▶ _TASK INSTRUCTIONS_:
Copy out exactly the lines from the one holding "Rebuild this chart" through the one holding "const low10 = [95.3, 92.0, 93.6];", ends included; omit images.

▶ _ENTRIES_:
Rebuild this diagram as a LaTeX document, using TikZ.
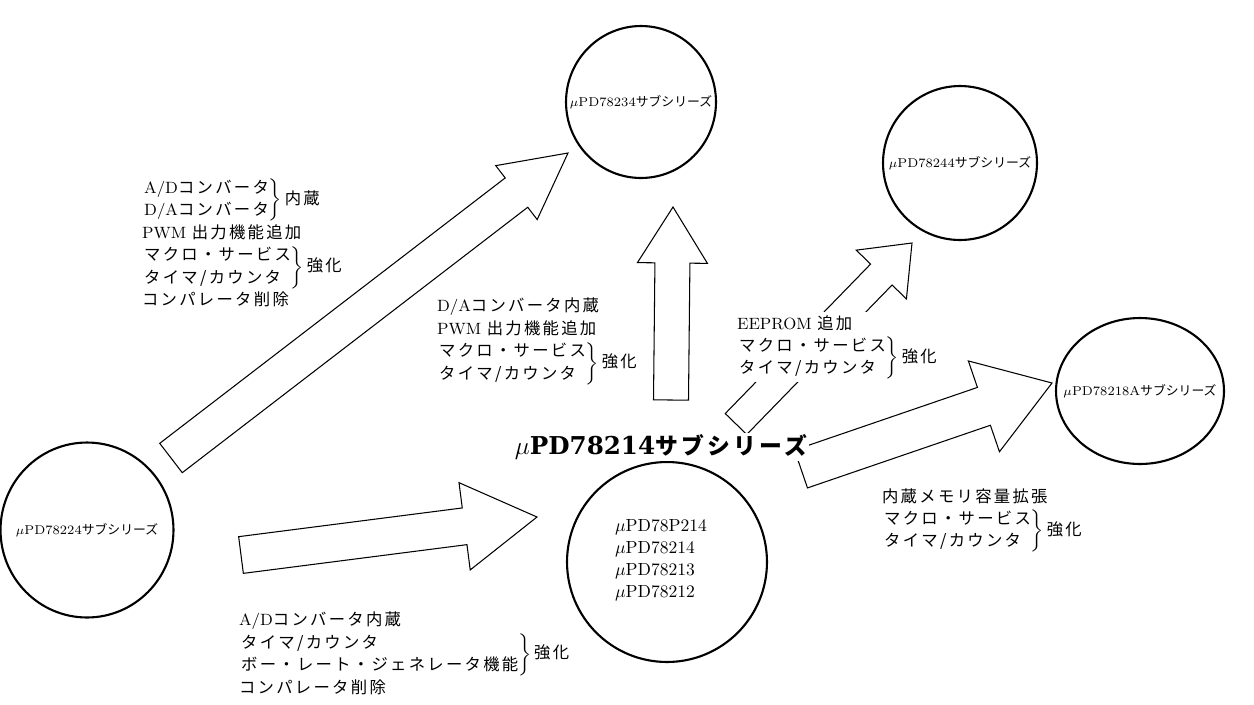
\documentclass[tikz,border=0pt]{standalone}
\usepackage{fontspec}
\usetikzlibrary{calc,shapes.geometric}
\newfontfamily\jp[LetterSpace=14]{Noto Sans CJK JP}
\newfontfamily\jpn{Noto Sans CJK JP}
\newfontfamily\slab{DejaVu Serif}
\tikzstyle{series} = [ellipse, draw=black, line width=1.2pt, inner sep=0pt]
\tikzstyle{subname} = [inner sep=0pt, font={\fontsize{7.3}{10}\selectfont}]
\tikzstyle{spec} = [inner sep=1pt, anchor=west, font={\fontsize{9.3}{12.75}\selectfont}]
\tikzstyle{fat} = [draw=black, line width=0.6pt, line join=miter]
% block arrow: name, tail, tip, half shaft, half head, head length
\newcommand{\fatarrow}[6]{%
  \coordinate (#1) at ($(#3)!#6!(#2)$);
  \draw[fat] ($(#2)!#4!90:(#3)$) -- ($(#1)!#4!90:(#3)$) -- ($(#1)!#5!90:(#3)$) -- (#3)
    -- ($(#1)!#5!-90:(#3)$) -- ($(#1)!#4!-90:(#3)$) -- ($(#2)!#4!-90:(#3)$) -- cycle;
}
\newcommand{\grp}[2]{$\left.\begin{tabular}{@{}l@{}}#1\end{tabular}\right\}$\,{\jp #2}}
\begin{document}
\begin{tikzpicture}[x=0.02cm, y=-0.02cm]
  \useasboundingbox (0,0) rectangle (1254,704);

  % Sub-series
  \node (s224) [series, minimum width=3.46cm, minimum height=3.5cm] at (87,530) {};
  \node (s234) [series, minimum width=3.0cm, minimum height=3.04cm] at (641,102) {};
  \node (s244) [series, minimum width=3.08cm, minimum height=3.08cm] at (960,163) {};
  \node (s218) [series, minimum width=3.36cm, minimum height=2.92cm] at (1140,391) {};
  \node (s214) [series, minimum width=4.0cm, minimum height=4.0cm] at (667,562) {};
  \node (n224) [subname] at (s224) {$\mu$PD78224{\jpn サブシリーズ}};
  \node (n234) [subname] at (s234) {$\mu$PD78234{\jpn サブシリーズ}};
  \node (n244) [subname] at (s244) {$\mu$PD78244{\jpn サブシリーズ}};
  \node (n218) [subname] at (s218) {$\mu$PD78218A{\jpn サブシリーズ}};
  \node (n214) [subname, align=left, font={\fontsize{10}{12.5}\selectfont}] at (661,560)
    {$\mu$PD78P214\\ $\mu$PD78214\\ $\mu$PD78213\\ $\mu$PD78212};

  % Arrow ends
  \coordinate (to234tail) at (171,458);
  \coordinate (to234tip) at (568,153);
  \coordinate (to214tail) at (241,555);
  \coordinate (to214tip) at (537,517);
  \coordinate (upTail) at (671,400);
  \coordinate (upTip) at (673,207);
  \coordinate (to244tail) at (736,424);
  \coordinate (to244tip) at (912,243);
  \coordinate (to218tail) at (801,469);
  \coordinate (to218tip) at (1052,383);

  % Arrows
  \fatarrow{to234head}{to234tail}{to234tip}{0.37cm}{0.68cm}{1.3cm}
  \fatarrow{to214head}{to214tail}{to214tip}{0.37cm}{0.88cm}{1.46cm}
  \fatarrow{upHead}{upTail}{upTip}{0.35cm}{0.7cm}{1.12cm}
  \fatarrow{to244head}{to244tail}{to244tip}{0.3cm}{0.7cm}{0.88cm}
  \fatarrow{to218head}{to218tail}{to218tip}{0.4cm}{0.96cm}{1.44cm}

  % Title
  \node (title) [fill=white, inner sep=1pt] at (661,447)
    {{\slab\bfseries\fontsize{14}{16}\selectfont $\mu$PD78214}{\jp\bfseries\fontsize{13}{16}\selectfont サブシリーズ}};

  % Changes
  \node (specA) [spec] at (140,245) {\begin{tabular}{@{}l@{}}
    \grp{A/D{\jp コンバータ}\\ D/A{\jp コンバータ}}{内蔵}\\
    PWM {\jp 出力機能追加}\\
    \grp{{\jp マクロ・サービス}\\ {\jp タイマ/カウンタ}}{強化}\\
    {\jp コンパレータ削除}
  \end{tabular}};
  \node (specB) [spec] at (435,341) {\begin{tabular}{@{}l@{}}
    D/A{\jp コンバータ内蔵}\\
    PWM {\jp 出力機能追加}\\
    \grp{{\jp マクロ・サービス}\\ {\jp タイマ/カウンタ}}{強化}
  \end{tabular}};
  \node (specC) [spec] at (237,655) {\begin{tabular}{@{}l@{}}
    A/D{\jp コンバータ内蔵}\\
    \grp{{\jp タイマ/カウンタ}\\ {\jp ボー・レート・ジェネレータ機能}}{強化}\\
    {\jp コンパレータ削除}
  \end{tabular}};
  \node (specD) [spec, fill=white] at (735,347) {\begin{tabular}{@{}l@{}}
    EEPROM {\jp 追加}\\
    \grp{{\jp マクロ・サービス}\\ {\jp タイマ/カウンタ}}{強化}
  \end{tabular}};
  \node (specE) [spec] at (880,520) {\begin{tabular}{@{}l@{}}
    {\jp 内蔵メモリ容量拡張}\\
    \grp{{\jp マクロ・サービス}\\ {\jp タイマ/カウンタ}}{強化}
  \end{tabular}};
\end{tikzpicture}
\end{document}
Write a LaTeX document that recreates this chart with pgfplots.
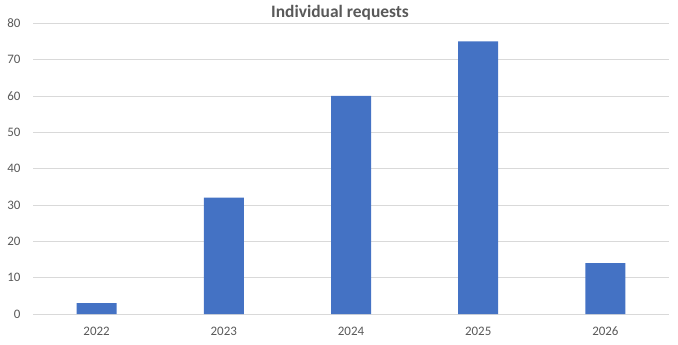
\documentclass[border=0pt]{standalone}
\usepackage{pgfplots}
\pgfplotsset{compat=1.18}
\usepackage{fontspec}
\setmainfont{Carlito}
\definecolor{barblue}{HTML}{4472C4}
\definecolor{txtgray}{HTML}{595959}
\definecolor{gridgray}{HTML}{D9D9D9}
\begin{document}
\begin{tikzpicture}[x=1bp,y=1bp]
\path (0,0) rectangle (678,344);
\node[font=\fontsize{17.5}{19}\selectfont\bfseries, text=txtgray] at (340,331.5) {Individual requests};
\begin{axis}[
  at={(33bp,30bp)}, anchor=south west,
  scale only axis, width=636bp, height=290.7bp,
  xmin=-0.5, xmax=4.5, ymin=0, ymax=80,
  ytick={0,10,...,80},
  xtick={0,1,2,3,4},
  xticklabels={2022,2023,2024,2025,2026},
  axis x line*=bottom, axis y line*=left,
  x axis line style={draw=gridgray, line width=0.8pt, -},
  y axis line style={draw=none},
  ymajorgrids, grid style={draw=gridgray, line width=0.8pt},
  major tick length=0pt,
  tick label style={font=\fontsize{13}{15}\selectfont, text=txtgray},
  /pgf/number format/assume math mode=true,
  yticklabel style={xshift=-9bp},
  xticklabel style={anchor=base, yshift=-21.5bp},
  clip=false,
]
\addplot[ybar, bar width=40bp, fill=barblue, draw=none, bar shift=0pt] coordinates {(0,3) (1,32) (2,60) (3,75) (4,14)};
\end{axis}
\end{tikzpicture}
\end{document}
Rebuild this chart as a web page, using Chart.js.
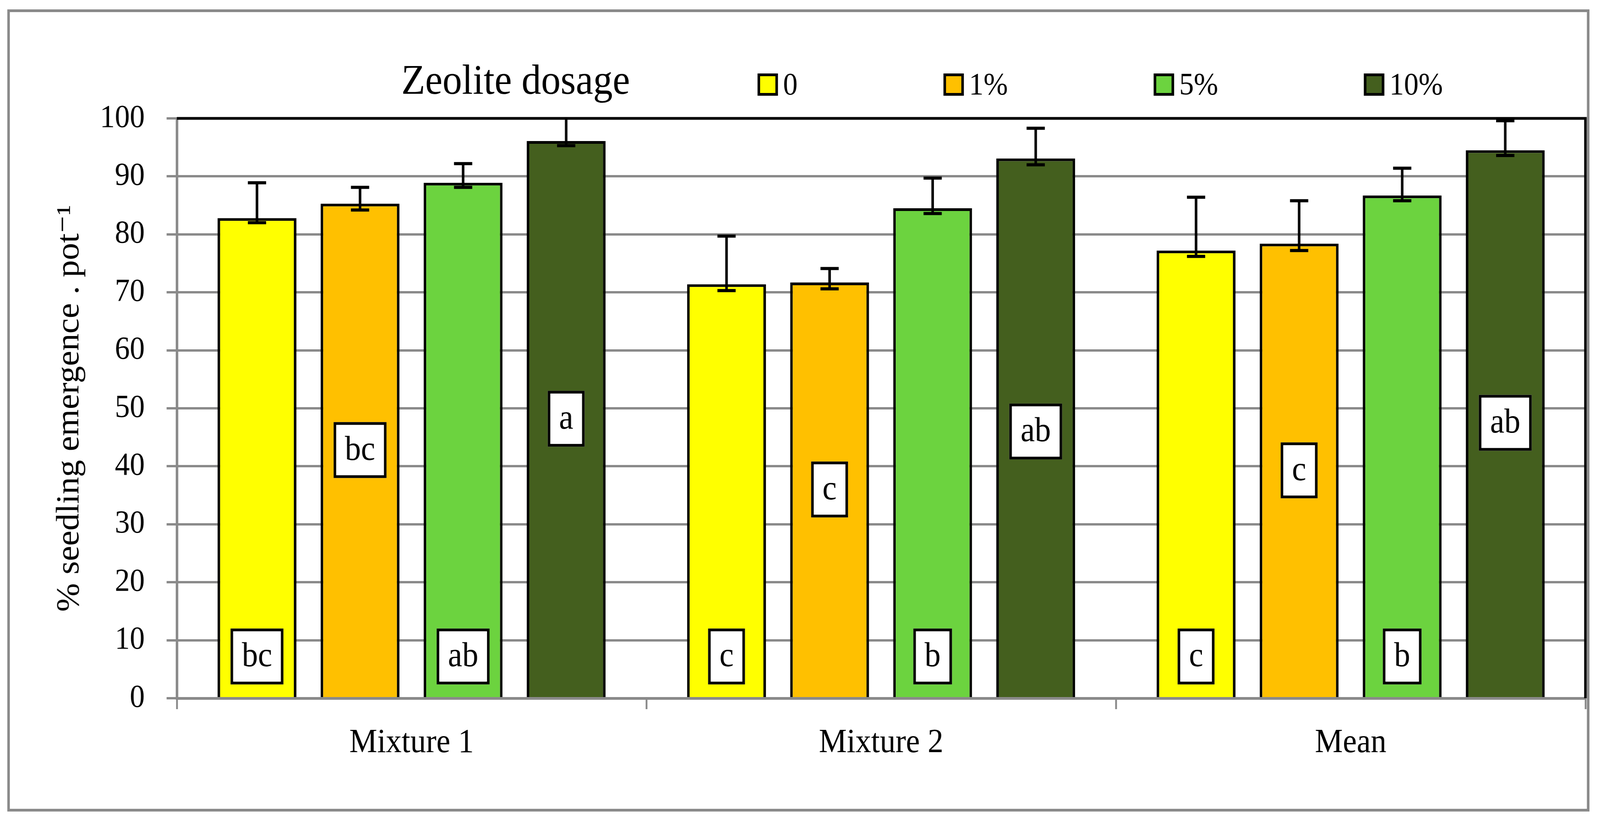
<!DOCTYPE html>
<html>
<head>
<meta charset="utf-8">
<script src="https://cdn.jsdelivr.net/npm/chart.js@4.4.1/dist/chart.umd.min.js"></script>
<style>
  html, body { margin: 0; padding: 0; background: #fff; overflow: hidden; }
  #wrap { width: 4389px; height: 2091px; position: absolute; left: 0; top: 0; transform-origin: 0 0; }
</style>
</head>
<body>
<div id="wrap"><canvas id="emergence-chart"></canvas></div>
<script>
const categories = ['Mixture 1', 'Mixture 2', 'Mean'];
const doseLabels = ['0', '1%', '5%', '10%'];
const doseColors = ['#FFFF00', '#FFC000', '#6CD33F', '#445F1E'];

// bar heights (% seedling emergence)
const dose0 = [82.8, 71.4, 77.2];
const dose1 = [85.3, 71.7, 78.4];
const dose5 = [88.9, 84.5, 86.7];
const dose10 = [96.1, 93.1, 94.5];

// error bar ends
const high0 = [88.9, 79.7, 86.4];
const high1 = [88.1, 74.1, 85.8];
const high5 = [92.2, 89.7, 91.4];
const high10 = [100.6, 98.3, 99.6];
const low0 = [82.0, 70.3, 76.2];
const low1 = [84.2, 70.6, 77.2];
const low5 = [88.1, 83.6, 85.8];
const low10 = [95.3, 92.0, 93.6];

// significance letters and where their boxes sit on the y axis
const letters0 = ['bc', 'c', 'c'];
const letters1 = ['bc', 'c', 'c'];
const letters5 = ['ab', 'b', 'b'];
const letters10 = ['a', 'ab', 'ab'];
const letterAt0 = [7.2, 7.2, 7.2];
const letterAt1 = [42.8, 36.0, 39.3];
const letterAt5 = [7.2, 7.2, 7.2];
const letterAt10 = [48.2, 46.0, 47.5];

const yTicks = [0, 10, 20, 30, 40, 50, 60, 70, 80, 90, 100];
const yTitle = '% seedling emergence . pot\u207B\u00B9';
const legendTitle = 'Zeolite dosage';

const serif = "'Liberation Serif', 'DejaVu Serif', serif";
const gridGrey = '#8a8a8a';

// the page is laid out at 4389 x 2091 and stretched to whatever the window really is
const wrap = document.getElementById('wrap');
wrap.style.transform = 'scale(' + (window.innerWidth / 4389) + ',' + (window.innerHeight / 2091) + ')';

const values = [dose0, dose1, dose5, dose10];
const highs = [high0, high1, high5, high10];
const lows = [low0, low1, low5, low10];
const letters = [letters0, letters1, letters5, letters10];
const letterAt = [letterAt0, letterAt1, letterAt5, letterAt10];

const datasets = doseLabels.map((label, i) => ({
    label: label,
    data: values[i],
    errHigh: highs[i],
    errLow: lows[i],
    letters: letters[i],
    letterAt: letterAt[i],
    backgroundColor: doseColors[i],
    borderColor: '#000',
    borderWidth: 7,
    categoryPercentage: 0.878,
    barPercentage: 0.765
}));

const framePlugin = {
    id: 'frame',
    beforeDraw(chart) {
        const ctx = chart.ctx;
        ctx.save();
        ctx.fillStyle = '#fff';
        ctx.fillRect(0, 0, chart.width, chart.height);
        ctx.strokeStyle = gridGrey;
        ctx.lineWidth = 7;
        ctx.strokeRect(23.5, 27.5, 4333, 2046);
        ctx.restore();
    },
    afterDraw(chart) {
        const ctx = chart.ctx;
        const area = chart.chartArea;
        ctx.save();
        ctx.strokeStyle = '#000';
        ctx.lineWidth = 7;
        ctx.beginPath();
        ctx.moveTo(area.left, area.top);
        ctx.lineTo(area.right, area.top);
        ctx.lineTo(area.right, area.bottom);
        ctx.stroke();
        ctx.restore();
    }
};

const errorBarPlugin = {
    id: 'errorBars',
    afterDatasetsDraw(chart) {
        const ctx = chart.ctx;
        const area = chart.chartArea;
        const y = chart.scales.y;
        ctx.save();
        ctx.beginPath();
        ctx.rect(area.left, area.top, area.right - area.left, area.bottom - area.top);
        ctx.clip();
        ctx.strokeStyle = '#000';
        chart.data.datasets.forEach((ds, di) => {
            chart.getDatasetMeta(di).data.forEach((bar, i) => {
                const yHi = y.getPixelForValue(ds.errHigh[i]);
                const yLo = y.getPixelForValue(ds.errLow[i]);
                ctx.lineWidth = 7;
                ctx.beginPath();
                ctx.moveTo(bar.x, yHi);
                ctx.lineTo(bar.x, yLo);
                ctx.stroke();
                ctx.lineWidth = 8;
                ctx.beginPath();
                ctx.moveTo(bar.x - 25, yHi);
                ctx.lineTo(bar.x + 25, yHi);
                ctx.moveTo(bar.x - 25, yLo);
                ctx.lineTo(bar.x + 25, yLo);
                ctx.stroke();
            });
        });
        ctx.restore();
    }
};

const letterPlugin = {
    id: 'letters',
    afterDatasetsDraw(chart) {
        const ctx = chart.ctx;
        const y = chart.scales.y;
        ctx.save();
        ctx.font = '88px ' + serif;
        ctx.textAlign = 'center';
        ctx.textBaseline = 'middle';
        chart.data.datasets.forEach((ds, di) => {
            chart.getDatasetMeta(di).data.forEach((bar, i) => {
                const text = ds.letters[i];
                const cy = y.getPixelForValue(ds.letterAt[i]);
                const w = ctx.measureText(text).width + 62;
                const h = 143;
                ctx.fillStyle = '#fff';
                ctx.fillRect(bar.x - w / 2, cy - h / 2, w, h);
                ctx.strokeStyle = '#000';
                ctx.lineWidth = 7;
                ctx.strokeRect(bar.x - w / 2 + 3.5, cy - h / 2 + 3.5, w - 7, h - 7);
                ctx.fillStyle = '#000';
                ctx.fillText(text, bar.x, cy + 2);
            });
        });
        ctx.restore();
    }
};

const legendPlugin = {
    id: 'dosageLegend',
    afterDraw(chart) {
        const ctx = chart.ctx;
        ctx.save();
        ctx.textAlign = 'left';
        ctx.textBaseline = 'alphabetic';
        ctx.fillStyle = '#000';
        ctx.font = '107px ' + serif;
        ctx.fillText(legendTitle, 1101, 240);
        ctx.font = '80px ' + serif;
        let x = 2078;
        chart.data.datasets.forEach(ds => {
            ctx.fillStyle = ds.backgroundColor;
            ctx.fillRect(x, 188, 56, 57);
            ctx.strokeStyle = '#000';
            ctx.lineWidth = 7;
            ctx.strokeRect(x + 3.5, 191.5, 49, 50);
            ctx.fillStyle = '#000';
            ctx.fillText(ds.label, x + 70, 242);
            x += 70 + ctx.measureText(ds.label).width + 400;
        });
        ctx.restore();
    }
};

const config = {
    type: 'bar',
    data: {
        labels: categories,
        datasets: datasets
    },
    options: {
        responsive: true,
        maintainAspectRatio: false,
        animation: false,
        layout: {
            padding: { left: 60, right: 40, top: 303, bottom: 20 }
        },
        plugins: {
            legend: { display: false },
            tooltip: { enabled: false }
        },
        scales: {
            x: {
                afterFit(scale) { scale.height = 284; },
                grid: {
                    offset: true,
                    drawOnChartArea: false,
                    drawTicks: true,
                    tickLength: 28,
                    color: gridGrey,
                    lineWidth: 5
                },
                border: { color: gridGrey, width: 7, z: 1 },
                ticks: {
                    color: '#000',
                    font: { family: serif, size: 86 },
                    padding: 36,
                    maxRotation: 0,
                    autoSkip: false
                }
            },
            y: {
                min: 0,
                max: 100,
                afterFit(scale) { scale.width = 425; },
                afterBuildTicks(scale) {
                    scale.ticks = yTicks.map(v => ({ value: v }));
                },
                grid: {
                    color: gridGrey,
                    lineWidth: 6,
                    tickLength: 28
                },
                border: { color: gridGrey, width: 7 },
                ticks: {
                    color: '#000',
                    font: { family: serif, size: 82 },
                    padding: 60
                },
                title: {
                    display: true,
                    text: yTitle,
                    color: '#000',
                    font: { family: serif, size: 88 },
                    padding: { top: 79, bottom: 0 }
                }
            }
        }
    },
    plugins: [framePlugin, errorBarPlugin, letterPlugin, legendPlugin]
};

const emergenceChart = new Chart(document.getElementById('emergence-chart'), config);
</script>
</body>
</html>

▶ _EXERCISE OUTPUT_:
Rebuild this chart as a web page, using Chart.js.
<!DOCTYPE html>
<html>
<head>
<meta charset="utf-8">
<script src="https://cdn.jsdelivr.net/npm/chart.js@4.4.1/dist/chart.umd.min.js"></script>
<style>
  html, body { margin: 0; padding: 0; background: #fff; overflow: hidden; }
  #wrap { width: 4389px; height: 2091px; position: absolute; left: 0; top: 0; transform-origin: 0 0; }
</style>
</head>
<body>
<div id="wrap"><canvas id="emergence-chart"></canvas></div>
<script>
const categories = ['Mixture 1', 'Mixture 2', 'Mean'];
const doseLabels = ['0', '1%', '5%', '10%'];
const doseColors = ['#FFFF00', '#FFC000', '#6CD33F', '#445F1E'];

// bar heights (% seedling emergence)
const dose0 = [82.8, 71.4, 77.2];
const dose1 = [85.3, 71.7, 78.4];
const dose5 = [88.9, 84.5, 86.7];
const dose10 = [96.1, 93.1, 94.5];

// error bar ends
const high0 = [88.9, 79.7, 86.4];
const high1 = [88.1, 74.1, 85.8];
const high5 = [92.2, 89.7, 91.4];
const high10 = [100.6, 98.3, 99.6];
const low0 = [82.0, 70.3, 76.2];
const low1 = [84.2, 70.6, 77.2];
const low5 = [88.1, 83.6, 85.8];
const low10 = [95.3, 92.0, 93.6];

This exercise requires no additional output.